The game's structure is straightforward: players race through 32 tracks of increasing difficulty, always competing against three CPU-controlled opponents. Finishing in the top three on each track is required to advance; finishing fourth eliminates a balloon from the player's stock, and losing all balloons ends the game. The tracks themselves grow progressively more complex, introducing tighter corners, more obstacles such as puddles that slow the car, oil slicks that cause skidding, and bombs dropped by rival vehicles. The isometric scrolling means the player must constantly anticipate upcoming turns rather than simply reacting to what is directly ahead, rewarding players who memorize track layouts over multiple attempts.

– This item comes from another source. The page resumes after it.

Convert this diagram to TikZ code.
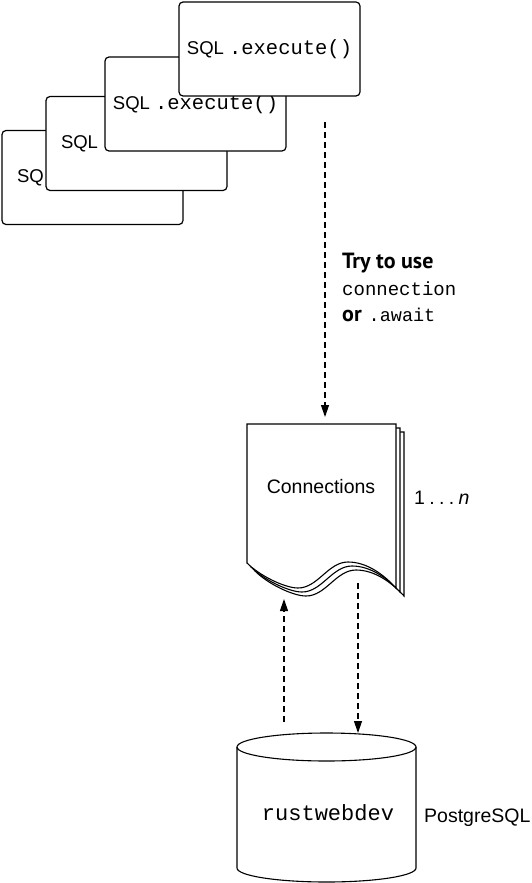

Controls are tight and responsive by NES standards. The directional pad steers the car, while one button accelerates and another fires missiles — a combat element that distinguishes R.C. Pro-Am from pure racing games. Missiles can be collected from the track surface along with other power-ups including speed boosts, tire upgrades, and transmission upgrades. Collecting enough letters spelling "NINTENDO" scattered across tracks rewards the player with a turbo boost. These upgrade systems give the game a light progression feel, as an upgraded car handles noticeably better and can sustain higher top speeds, making early tracks feel manageable while later tracks demand both mechanical skill and a well-upgraded vehicle.
The game was a commercial and critical success in its era, becoming one of the better-selling third-party-style titles on the platform despite being published by Nintendo itself. Its blend of accessible pick-up-and-play mechanics with genuine long-term challenge — the later tracks are genuinely punishing — made it a staple of NES collections throughout the late 1980s and into the early 1990s. The single-player-only format was not seen as a drawback at the time, as the score-attack and survival structure gave competitive players plenty of motivation to replay tracks and optimize their performance. R.C. Pro-Am stands as an early example of Rareware's ability to extract technically ambitious results from Nintendo hardware while keeping gameplay immediately intuitive.